*** Source excerpt ***
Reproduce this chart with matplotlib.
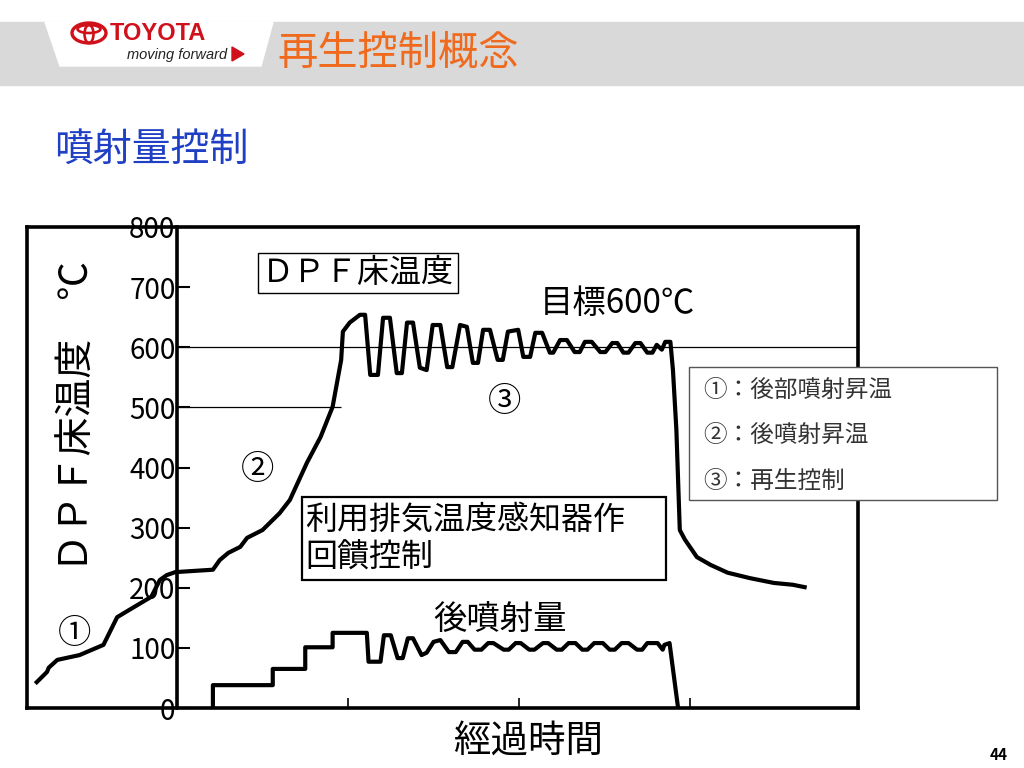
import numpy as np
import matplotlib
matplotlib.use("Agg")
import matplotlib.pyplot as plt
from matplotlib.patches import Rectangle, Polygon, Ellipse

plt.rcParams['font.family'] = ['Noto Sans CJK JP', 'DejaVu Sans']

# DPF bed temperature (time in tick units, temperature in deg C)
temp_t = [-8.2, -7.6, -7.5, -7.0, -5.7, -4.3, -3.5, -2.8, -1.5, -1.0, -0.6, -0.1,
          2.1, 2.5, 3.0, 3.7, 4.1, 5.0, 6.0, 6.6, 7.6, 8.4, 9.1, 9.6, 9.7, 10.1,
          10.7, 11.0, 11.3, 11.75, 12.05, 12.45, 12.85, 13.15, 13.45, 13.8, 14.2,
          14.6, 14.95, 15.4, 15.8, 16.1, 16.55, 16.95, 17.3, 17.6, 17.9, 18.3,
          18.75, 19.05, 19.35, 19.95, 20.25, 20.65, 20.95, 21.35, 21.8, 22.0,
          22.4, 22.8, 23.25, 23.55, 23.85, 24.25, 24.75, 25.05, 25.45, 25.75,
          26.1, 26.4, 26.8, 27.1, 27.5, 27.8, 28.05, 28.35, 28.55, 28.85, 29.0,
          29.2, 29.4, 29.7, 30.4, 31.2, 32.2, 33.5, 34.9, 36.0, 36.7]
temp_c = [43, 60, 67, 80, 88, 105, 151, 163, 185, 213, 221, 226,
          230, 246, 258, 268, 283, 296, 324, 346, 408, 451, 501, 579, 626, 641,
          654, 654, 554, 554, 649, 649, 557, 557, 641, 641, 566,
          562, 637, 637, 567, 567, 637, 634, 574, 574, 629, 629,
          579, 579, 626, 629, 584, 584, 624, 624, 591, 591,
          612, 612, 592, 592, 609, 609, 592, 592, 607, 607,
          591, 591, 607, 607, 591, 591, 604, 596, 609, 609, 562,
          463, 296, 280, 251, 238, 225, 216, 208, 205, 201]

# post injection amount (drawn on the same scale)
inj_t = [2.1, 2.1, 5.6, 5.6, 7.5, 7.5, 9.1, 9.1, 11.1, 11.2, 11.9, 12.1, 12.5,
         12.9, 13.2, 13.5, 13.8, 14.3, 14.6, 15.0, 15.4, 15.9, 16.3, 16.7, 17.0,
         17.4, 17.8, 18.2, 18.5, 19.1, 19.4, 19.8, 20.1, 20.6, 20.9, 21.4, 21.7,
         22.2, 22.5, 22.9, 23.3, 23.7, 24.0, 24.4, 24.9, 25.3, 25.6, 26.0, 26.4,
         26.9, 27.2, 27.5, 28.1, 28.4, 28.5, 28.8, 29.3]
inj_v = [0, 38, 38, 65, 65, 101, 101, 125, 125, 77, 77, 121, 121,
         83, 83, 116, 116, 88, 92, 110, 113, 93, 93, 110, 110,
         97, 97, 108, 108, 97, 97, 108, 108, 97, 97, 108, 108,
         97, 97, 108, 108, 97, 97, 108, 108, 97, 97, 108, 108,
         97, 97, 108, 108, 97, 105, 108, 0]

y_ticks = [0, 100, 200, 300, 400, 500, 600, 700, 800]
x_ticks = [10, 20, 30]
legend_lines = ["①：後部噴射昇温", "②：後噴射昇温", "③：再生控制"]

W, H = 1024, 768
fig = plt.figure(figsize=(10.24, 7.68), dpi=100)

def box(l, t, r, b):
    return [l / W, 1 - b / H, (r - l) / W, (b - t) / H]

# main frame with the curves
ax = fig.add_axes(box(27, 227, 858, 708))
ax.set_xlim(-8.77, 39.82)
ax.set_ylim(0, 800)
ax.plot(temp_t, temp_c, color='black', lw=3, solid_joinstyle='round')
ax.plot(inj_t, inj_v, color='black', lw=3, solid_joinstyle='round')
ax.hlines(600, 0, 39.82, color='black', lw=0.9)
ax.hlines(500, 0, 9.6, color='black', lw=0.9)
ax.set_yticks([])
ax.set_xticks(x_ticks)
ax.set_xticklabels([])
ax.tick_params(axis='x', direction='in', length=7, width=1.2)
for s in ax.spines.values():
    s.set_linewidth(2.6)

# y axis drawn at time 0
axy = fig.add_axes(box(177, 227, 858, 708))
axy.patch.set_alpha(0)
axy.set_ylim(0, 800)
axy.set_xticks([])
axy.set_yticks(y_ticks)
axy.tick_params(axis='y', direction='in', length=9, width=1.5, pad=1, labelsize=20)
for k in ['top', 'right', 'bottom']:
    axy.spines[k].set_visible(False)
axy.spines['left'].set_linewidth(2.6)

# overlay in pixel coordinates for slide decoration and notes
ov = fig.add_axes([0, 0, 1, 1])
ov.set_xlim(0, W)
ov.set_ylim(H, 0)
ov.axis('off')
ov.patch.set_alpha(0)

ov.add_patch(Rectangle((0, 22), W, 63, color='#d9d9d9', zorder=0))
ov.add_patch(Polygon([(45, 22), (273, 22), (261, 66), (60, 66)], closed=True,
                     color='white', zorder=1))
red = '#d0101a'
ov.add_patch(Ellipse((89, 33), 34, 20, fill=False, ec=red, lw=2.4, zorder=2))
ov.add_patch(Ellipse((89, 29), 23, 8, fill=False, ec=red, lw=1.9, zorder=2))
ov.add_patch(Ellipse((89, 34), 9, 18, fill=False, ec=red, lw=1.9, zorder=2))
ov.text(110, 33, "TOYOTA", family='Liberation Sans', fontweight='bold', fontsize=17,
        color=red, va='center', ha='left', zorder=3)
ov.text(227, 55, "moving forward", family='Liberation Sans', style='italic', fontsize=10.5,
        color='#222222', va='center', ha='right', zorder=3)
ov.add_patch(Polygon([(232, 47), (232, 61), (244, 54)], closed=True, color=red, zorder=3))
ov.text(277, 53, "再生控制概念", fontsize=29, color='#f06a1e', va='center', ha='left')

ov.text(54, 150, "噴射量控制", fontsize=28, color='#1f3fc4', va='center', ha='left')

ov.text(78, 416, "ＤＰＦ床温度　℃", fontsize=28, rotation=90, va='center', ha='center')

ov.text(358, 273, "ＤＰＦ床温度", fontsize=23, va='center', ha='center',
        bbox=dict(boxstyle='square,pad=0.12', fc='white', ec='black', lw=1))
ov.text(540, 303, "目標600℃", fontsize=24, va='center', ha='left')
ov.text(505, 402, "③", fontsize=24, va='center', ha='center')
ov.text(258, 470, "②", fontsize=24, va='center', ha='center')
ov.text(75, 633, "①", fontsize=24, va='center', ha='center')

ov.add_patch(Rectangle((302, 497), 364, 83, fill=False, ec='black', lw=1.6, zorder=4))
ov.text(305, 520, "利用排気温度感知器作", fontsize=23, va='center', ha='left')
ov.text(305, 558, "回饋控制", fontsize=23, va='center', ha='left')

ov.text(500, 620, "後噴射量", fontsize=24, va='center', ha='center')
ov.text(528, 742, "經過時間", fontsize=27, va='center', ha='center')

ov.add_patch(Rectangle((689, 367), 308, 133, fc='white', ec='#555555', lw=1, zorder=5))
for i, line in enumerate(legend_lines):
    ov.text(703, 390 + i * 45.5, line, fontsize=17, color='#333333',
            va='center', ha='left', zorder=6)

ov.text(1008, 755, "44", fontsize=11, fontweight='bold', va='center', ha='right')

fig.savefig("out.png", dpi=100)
***
Required task: Copy out all the data without changing anything, and drop the pictures.

Output for this task:
Reproduce this chart with matplotlib.
import numpy as np
import matplotlib
matplotlib.use("Agg")
import matplotlib.pyplot as plt
from matplotlib.patches import Rectangle, Polygon, Ellipse

plt.rcParams['font.family'] = ['Noto Sans CJK JP', 'DejaVu Sans']

# DPF bed temperature (time in tick units, temperature in deg C)
temp_t = [-8.2, -7.6, -7.5, -7.0, -5.7, -4.3, -3.5, -2.8, -1.5, -1.0, -0.6, -0.1,
          2.1, 2.5, 3.0, 3.7, 4.1, 5.0, 6.0, 6.6, 7.6, 8.4, 9.1, 9.6, 9.7, 10.1,
          10.7, 11.0, 11.3, 11.75, 12.05, 12.45, 12.85, 13.15, 13.45, 13.8, 14.2,
          14.6, 14.95, 15.4, 15.8, 16.1, 16.55, 16.95, 17.3, 17.6, 17.9, 18.3,
          18.75, 19.05, 19.35, 19.95, 20.25, 20.65, 20.95, 21.35, 21.8, 22.0,
          22.4, 22.8, 23.25, 23.55, 23.85, 24.25, 24.75, 25.05, 25.45, 25.75,
          26.1, 26.4, 26.8, 27.1, 27.5, 27.8, 28.05, 28.35, 28.55, 28.85, 29.0,
          29.2, 29.4, 29.7, 30.4, 31.2, 32.2, 33.5, 34.9, 36.0, 36.7]
temp_c = [43, 60, 67, 80, 88, 105, 151, 163, 185, 213, 221, 226,
          230, 246, 258, 268, 283, 296, 324, 346, 408, 451, 501, 579, 626, 641,
          654, 654, 554, 554, 649, 649, 557, 557, 641, 641, 566,
          562, 637, 637, 567, 567, 637, 634, 574, 574, 629, 629,
          579, 579, 626, 629, 584, 584, 624, 624, 591, 591,
          612, 612, 592, 592, 609, 609, 592, 592, 607, 607,
          591, 591, 607, 607, 591, 591, 604, 596, 609, 609, 562,
          463, 296, 280, 251, 238, 225, 216, 208, 205, 201]

# post injection amount (drawn on the same scale)
inj_t = [2.1, 2.1, 5.6, 5.6, 7.5, 7.5, 9.1, 9.1, 11.1, 11.2, 11.9, 12.1, 12.5,
         12.9, 13.2, 13.5, 13.8, 14.3, 14.6, 15.0, 15.4, 15.9, 16.3, 16.7, 17.0,
         17.4, 17.8, 18.2, 18.5, 19.1, 19.4, 19.8, 20.1, 20.6, 20.9, 21.4, 21.7,
         22.2, 22.5, 22.9, 23.3, 23.7, 24.0, 24.4, 24.9, 25.3, 25.6, 26.0, 26.4,
         26.9, 27.2, 27.5, 28.1, 28.4, 28.5, 28.8, 29.3]
inj_v = [0, 38, 38, 65, 65, 101, 101, 125, 125, 77, 77, 121, 121,
         83, 83, 116, 116, 88, 92, 110, 113, 93, 93, 110, 110,
         97, 97, 108, 108, 97, 97, 108, 108, 97, 97, 108, 108,
         97, 97, 108, 108, 97, 97, 108, 108, 97, 97, 108, 108,
         97, 97, 108, 108, 97, 105, 108, 0]

y_ticks = [0, 100, 200, 300, 400, 500, 600, 700, 800]
x_ticks = [10, 20, 30]
legend_lines = ["①：後部噴射昇温", "②：後噴射昇温", "③：再生控制"]

W, H = 1024, 768
fig = plt.figure(figsize=(10.24, 7.68), dpi=100)

def box(l, t, r, b):
    return [l / W, 1 - b / H, (r - l) / W, (b - t) / H]

# main frame with the curves
ax = fig.add_axes(box(27, 227, 858, 708))
ax.set_xlim(-8.77, 39.82)
ax.set_ylim(0, 800)
ax.plot(temp_t, temp_c, color='black', lw=3, solid_joinstyle='round')
ax.plot(inj_t, inj_v, color='black', lw=3, solid_joinstyle='round')
ax.hlines(600, 0, 39.82, color='black', lw=0.9)
ax.hlines(500, 0, 9.6, color='black', lw=0.9)
ax.set_yticks([])
ax.set_xticks(x_ticks)
ax.set_xticklabels([])
ax.tick_params(axis='x', direction='in', length=7, width=1.2)
for s in ax.spines.values():
    s.set_linewidth(2.6)

# y axis drawn at time 0
axy = fig.add_axes(box(177, 227, 858, 708))
axy.patch.set_alpha(0)
axy.set_ylim(0, 800)
axy.set_xticks([])
axy.set_yticks(y_ticks)
axy.tick_params(axis='y', direction='in', length=9, width=1.5, pad=1, labelsize=20)
for k in ['top', 'right', 'bottom']:
    axy.spines[k].set_visible(False)
axy.spines['left'].set_linewidth(2.6)

# overlay in pixel coordinates for slide decoration and notes
ov = fig.add_axes([0, 0, 1, 1])
ov.set_xlim(0, W)
ov.set_ylim(H, 0)
ov.axis('off')
ov.patch.set_alpha(0)

ov.add_patch(Rectangle((0, 22), W, 63, color='#d9d9d9', zorder=0))
ov.add_patch(Polygon([(45, 22), (273, 22), (261, 66), (60, 66)], closed=True,
                     color='white', zorder=1))
red = '#d0101a'
ov.add_patch(Ellipse((89, 33), 34, 20, fill=False, ec=red, lw=2.4, zorder=2))
ov.add_patch(Ellipse((89, 29), 23, 8, fill=False, ec=red, lw=1.9, zorder=2))
ov.add_patch(Ellipse((89, 34), 9, 18, fill=False, ec=red, lw=1.9, zorder=2))
ov.text(110, 33, "TOYOTA", family='Liberation Sans', fontweight='bold', fontsize=17,
        color=red, va='center', ha='left', zorder=3)
ov.text(227, 55, "moving forward", family='Liberation Sans', style='italic', fontsize=10.5,
        color='#222222', va='center', ha='right', zorder=3)
ov.add_patch(Polygon([(232, 47), (232, 61), (244, 54)], closed=True, color=red, zorder=3))
ov.text(277, 53, "再生控制概念", fontsize=29, color='#f06a1e', va='center', ha='left')

ov.text(54, 150, "噴射量控制", fontsize=28, color='#1f3fc4', va='center', ha='left')

ov.text(78, 416, "ＤＰＦ床温度　℃", fontsize=28, rotation=90, va='center', ha='center')

ov.text(358, 273, "ＤＰＦ床温度", fontsize=23, va='center', ha='center',
        bbox=dict(boxstyle='square,pad=0.12', fc='white', ec='black', lw=1))
ov.text(540, 303, "目標600℃", fontsize=24, va='center', ha='left')
ov.text(505, 402, "③", fontsize=24, va='center', ha='center')
ov.text(258, 470, "②", fontsize=24, va='center', ha='center')
ov.text(75, 633, "①", fontsize=24, va='center', ha='center')

ov.add_patch(Rectangle((302, 497), 364, 83, fill=False, ec='black', lw=1.6, zorder=4))
ov.text(305, 520, "利用排気温度感知器作", fontsize=23, va='center', ha='left')
ov.text(305, 558, "回饋控制", fontsize=23, va='center', ha='left')

ov.text(500, 620, "後噴射量", fontsize=24, va='center', ha='center')
ov.text(528, 742, "經過時間", fontsize=27, va='center', ha='center')

ov.add_patch(Rectangle((689, 367), 308, 133, fc='white', ec='#555555', lw=1, zorder=5))
for i, line in enumerate(legend_lines):
    ov.text(703, 390 + i * 45.5, line, fontsize=17, color='#333333',
            va='center', ha='left', zorder=6)

ov.text(1008, 755, "44", fontsize=11, fontweight='bold', va='center', ha='right')

fig.savefig("out.png", dpi=100)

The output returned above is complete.